Alejandra buscó reposo en medio de una inquietud que no sabemos de dónde viene, se movió de un lado a otro, hizo gestos de incomodidad, agarró una silla y golpeó el suelo. Lleva un vestido que connota opulencia, un vestido blanco, hermoso. El vestido que imaginas arropa a la libertad. Pero no ha de pasar mucho hasta que acabe la escena. Su climax es un instante desvanecido en la memoria un minuto más tarde. Y esto pasa, supongo, porque la acción no llega a comprometernos. Alejandra Glez nos ha dado mucho, ha sido generosa, pero a ratos no basta únicamente con eso. Debió quitarnos, robarnos algo, al menos el sosiego momentáneo de verla en una pantalla. La jaula de cristal desaparece tras un estruendo poético, el sonido de cristales astillados (esto, sobre otras cosas, lamento no haberlo vivido). Alejandra se marcha, sale de allí, pero no de sí misma.
La imagen residuo viene a ser más poderosa que la acción misma, y es aquí donde me convenzo que Ale ha subordinado su intento performático a una gramática visual (la fotografía) que lo atraviesa, pero le es ajena. De todo lo visto (a través de un video, que no presencial, y esto supone una limitación inestimable) me quedo con lo último, con el momento en que Alejandra no está pero ha sido procurado por ella. Ese final donde se condensa más y mejor el drama: la jaula ha sido rota, la libertad se ha hecho paso entre una cortina invisible y frágil, que acaso nunca existió. La jaula, que aquí equivale al poder, se torna tal cual es: inmensamente frágil.

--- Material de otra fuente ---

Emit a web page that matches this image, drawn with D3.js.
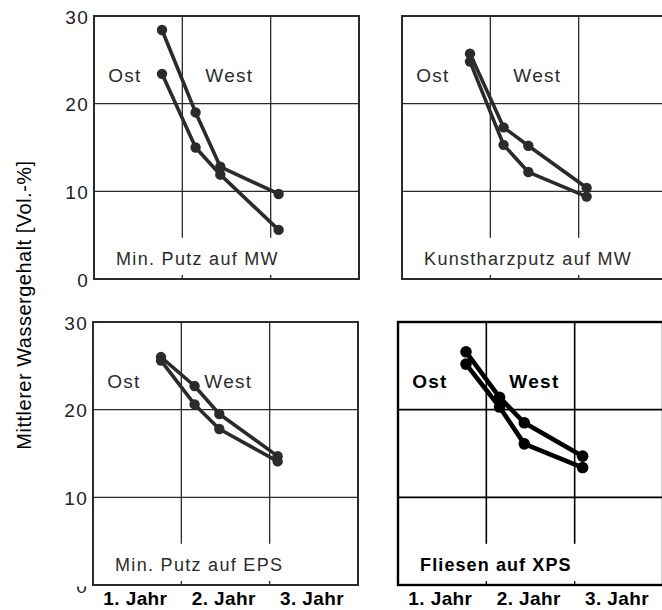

La jaula rota es el verso, el caligrama, la obra. Sobre todo, cuando la adviertes en contexto, junto a las otras obras que son una fuerza política, un compacto statement que retrata por dónde se desliza la sensibilidad de una generación artística cubana, y te arriesgas a pensarla en ese ángulo contestatario, puede que sea un hallazgo feliz. Pero sería ya aventurado hacerlos culpables de mis deseos y delirios críticos.
Me quedo, finalmente, con la voluntad de una artista, de una amiga, que, ya lo creo, cada vez más nos deja motivos para discutir sobre arte.